Your task is to repeat the lines below exactly, excluding any pictures they contain.

┏━━

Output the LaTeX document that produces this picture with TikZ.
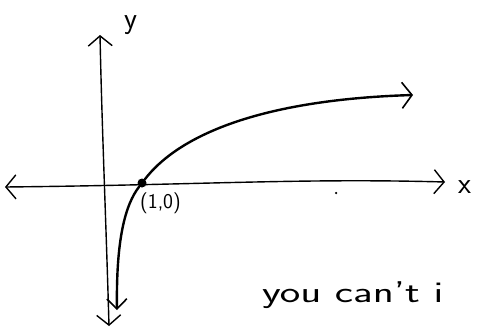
\documentclass[tikz,border=0pt]{standalone}
\usetikzlibrary{arrows.meta}
\begin{document}
\begin{tikzpicture}[x=1pt,y=-1pt,
  axis/.style={line width=1.4pt,{Straight Barb[length=10pt,width=24pt]}-{Straight Barb[length=10pt,width=24pt]}},
  curvestyle/.style={line width=2.4pt,line cap=round},
  hand/.style={font=\sffamily\fontsize{30}{34}\selectfont,inner sep=0pt}]
\useasboundingbox[fill=white] (0,0) rectangle (478,332);
\clip (0,0) rectangle (478,332);
\coordinate (xl) at (5,187);
\coordinate (xr) at (445,182);
\coordinate (yt) at (100,35);
\coordinate (yb) at (109,326);
\draw[axis] (xl) .. controls (200,185) and (300,178) .. (xr);
\draw[axis] (yb) .. controls (106,220) and (102,130) .. (yt);
\node[hand,anchor=base west] (xlab) at (458,193) {x};
\node[hand,anchor=base west] (ylab) at (124,28) {y};
\coordinate (cb) at (117,310);
\coordinate (ce) at (413,95);
\node[circle,fill=black,inner sep=0pt,minimum size=9pt] (p) at (142,183) {};
\draw[curvestyle,-{Straight Barb[length=10pt,width=20pt,line width=1.6pt]}] (p) .. controls (125,205) and (116,240) .. (cb);
\draw[curvestyle,-{Straight Barb[length=10pt,width=26pt,line width=1.6pt]}] (p) .. controls (175,140) and (250,100) .. (ce);
\node[font=\sffamily\fontsize{21}{24}\selectfont,inner sep=0pt,anchor=north west] (plab) at (140,193) {(1,0)};
\node[circle,fill=black,inner sep=0pt,minimum size=2.5pt] (dot) at (336,193) {};
\node[font=\sffamily\fontsize{30}{32}\selectfont,anchor=base west,inner sep=0pt] (txt) at (262,302) {\scalebox{1.45}[1]{you can't i}};
\end{tikzpicture}
\end{document}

┗━━

**Output for this task:**
Output the LaTeX document that produces this picture with TikZ.
\documentclass[tikz,border=0pt]{standalone}
\usetikzlibrary{arrows.meta}
\begin{document}
\begin{tikzpicture}[x=1pt,y=-1pt,
  axis/.style={line width=1.4pt,{Straight Barb[length=10pt,width=24pt]}-{Straight Barb[length=10pt,width=24pt]}},
  curvestyle/.style={line width=2.4pt,line cap=round},
  hand/.style={font=\sffamily\fontsize{30}{34}\selectfont,inner sep=0pt}]
\useasboundingbox[fill=white] (0,0) rectangle (478,332);
\clip (0,0) rectangle (478,332);
\coordinate (xl) at (5,187);
\coordinate (xr) at (445,182);
\coordinate (yt) at (100,35);
\coordinate (yb) at (109,326);
\draw[axis] (xl) .. controls (200,185) and (300,178) .. (xr);
\draw[axis] (yb) .. controls (106,220) and (102,130) .. (yt);
\node[hand,anchor=base west] (xlab) at (458,193) {x};
\node[hand,anchor=base west] (ylab) at (124,28) {y};
\coordinate (cb) at (117,310);
\coordinate (ce) at (413,95);
\node[circle,fill=black,inner sep=0pt,minimum size=9pt] (p) at (142,183) {};
\draw[curvestyle,-{Straight Barb[length=10pt,width=20pt,line width=1.6pt]}] (p) .. controls (125,205) and (116,240) .. (cb);
\draw[curvestyle,-{Straight Barb[length=10pt,width=26pt,line width=1.6pt]}] (p) .. controls (175,140) and (250,100) .. (ce);
\node[font=\sffamily\fontsize{21}{24}\selectfont,inner sep=0pt,anchor=north west] (plab) at (140,193) {(1,0)};
\node[circle,fill=black,inner sep=0pt,minimum size=2.5pt] (dot) at (336,193) {};
\node[font=\sffamily\fontsize{30}{32}\selectfont,anchor=base west,inner sep=0pt] (txt) at (262,302) {\scalebox{1.45}[1]{you can't i}};
\end{tikzpicture}
\end{document}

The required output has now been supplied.